Sitting in a conference room in South Korea with 800 youth from 110 different countries, drafting a statement to our leaders on climate change was both exhilarating and, perhaps, entirely futile.
It was exhilarating in the sense that we were a small part of something bigger, shaping a declaration that would be delivered to ministers and presidents before the upcoming conference on climate change in Copenhagen. We are part of a growing movement of young people tired of our leaders playing fast and loose with our planet and our future.
And yet, my excitement was dampened by the nagging recollection that the United Nations Environment Programme’s Tunza International Youth Conference was not the first international environmental gathering and it is unlikely to be the last.

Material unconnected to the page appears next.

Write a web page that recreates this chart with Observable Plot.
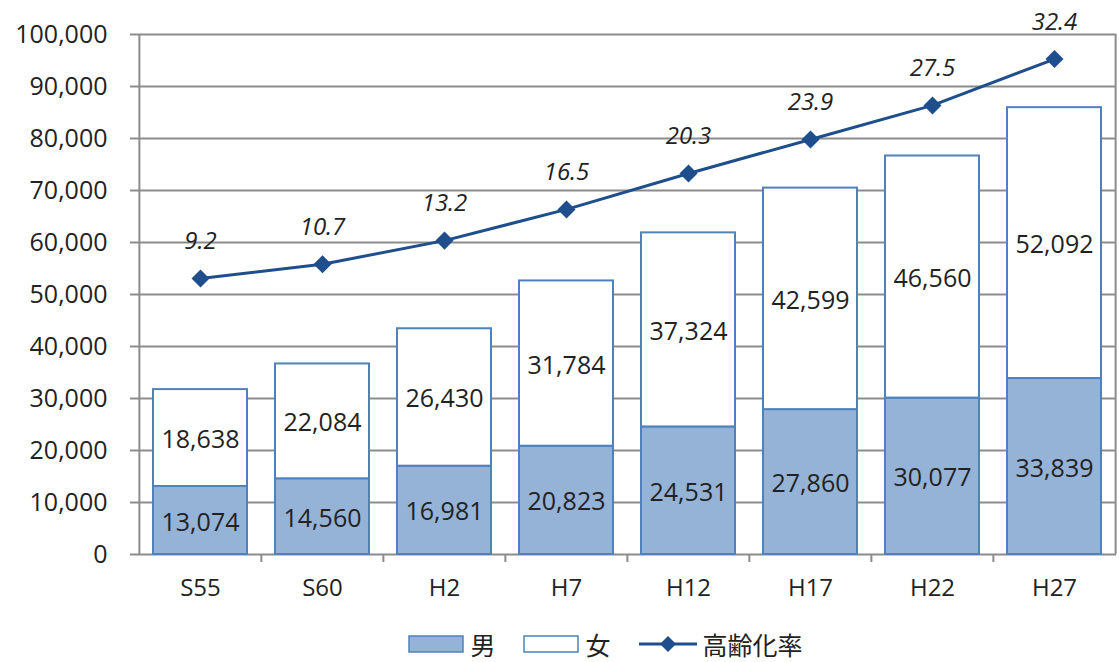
<!DOCTYPE html>
<html><head><meta charset="utf-8">
<script src="https://cdn.jsdelivr.net/npm/d3@7"></script>
<script src="https://cdn.jsdelivr.net/npm/@observablehq/plot@0.6"></script>
<style>
body{margin:0;background:#fff;font-family:"Open Sans","Noto Sans CJK JP",sans-serif;}
#legend{display:flex;justify-content:center;align-items:center;margin-top:14px;font-size:25px;color:#222;font-family:"Noto Sans CJK JP",sans-serif;padding-left:92px}
.item{display:flex;align-items:center;margin:0 14px}
.item svg{margin-right:6px}
</style></head><body>
<div id="chart"></div>
<div id="legend">
 <div class="item"><svg width="56" height="18"><rect x="1" y="1" width="54" height="16" fill="#95b3d7" stroke="#4f81bd" stroke-width="1.5"/></svg>男</div>
 <div class="item"><svg width="56" height="18"><rect x="1" y="1" width="54" height="16" fill="#fff" stroke="#4f81bd" stroke-width="1.5"/></svg>女</div>
 <div class="item"><svg width="58" height="18"><line x1="0" y1="9" x2="58" y2="9" stroke="#1f4e8c" stroke-width="3"/><path d="M29,1L37,9L29,17L21,9Z" fill="#1f4e8c"/></svg>高齢化率</div>
</div>
<script>
const years = ["S55","S60","H2","H7","H12","H17","H22","H27"];
const male = [13074,14560,16981,20823,24531,27860,30077,33839];
const female = [18638,22084,26430,31784,37324,42599,46560,52092];
const rate = [9.2,10.7,13.2,16.5,20.3,23.9,27.5,32.4];
const yTicks = [0,10000,20000,30000,40000,50000,60000,70000,80000,90000,100000];
const rateAxis = [-20,35]; // hidden secondary axis range

const bars = years.flatMap((y,i)=>[
  {year:y, sex:"男", y1:0, y2:male[i], v:male[i]},
  {year:y, sex:"女", y1:male[i], y2:male[i]+female[i], v:female[i]}
]);
const rateScale = r => (r-rateAxis[0])/(rateAxis[1]-rateAxis[0])*100000;
const line = years.map((y,i)=>({year:y, r:rate[i], ry:rateScale(rate[i])}));
const fmt = d3.format(",");
const W=1119, ML=138, MR=3;
const half = (W-ML-MR)/years.length/2;
const grey="#8c8c8c";

const plot = Plot.plot({
  width:W, height:612,
  marginLeft:ML, marginRight:MR, marginTop:34, marginBottom:58,
  style:{fontFamily:"'Open Sans', sans-serif", color:"#222", background:"#fff"},
  x:{domain:years, label:null, paddingInner:0.23, paddingOuter:0.115, axis:null},
  y:{domain:[0,100000], label:null, axis:null},
  marks:[
    Plot.ruleY(yTicks,{stroke:grey, strokeWidth:2, insetLeft:-8}),
    Plot.ruleX([years[0]],{stroke:grey, strokeWidth:2, dx:-half}),
    Plot.ruleX([years[years.length-1]],{stroke:grey, strokeWidth:2, dx:half}),
    Plot.ruleX(years.slice(1),{y1:0, y2:0, insetBottom:-8, stroke:grey, strokeWidth:2, dx:-half}),
    Plot.axisY({ticks:yTicks, tickFormat:d=>fmt(d), tickSize:0, tickPadding:31, fontSize:25, label:null}),
    Plot.axisX({tickSize:0, tickPadding:24, fontSize:24, label:null}),
    Plot.barY(bars,{x:"year", y1:"y1", y2:"y2", fill:d=>d.sex==="男"?"#95b3d7":"#ffffff", stroke:"#4f81bd", strokeWidth:2}),
    Plot.text(bars,{x:"year", y:d=>(d.y1+d.y2)/2, text:d=>fmt(d.v), fontSize:25, fill:"#222", dy:2}),
    Plot.line(line,{x:"year", y:"ry", stroke:"#1f4e8c", strokeWidth:3}),
    Plot.dot(line,{x:"year", y:"ry", symbol:"square", rotate:45, r:7.2, fill:"#1f4e8c", stroke:"none"}),
    Plot.text(line,{x:"year", y:"ry", text:d=>d.r.toFixed(1), dy:-37, fontSize:24, fontStyle:"italic", fill:"#222"})
  ]
});
document.getElementById("chart").appendChild(plot);
</script>
</body></html>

The Rio Summit of 1992 was the first prominent international environmental conference and is where many of the current annual high-level meetings, such as the Convention on Biological Diversity, Commission on Sustainable Development and the Climate Change Convention, got their starts.
Recently, a lot of these conferences have been encouraging youth participation, recognizing our generation as the “voice of the future.” I’ve personally attended a few of these meetings and, although I’ve enjoyed all of them, I often wonder if they are worth it. The cost: whether you measure it in terms of carbon, time or money: is always high, and the results are often intangible.
At the most recent UN Commission on Sustainable Development, over 100 youths attended to push our governments to put the sustainability back into “sustainable” development. The entire youth caucus spent long hours drafting statements and meeting with our respective country’s delegation leaders. The result: a non-binding treaty that looked eerily similar to previous treaties with the usual agriculture subsidies, tariffs and empty promises to help Africa.
But what of the low-carbon alternative? I could have spent my summer in Walla Walla living in a tent entirely off the grid, planting trees and praying that those darn politicians get something done in Copenhagen.
Yet a recent study by a Swedish economist showed that even if everyone in Sweden adopted the most extreme behavioral changes in favor of green consumption this would only bring a maximum of a 30 percent reduction in carbon emissions. If you apply this study to the Western world in its entirety, it highlights the need for policy change.
At the same time, these conferences will only be effective if there is grassroots momentum for them. As easy as it is to complain of the money, special interests and corruption that play a role in our political system, that is no excuse not to get involved.
During the recent vote in the House on the American Clean Energy and Security Act (ACES), many Congressional members reported receiving hundreds of calls urging them to vote against the bill and only a handful of calls supporting ACES. For the first comprehensive piece of legislation on climate change to receive so little support in the age of eco-everything is absurd.
I’ve often heard people my age, especially at Whitman, complain that our leaders: especially Congress: need to “wake-up.” I don’t believe that they ever will. In a very real sense, the representative nature of much of the world’s governments means that most world leaders are reactionary, not revolutionary. Even President Obama, who I believe is one of the most activist politicians to have ever lived, ran a campaign that was very much a reaction against eight years of the Bush administration.
If we want our leaders to legislate a world where sustainability is put ahead of systematic extraction, we need to show them that it is possible. It is not so much that we need the world to “wake up,” it’s that we need to show it a new dream.
That dream starts with our own lives but does not end there. We need to live green while making sure that we make our voices heard. This year is one of the most exciting times in history to be an environmentalist. The climate bill will soon be put to a vote in the Senate and then the entire world will gather in Copenhagen to come up with a post-Kyoto treaty. This is our moment: let’s seize it.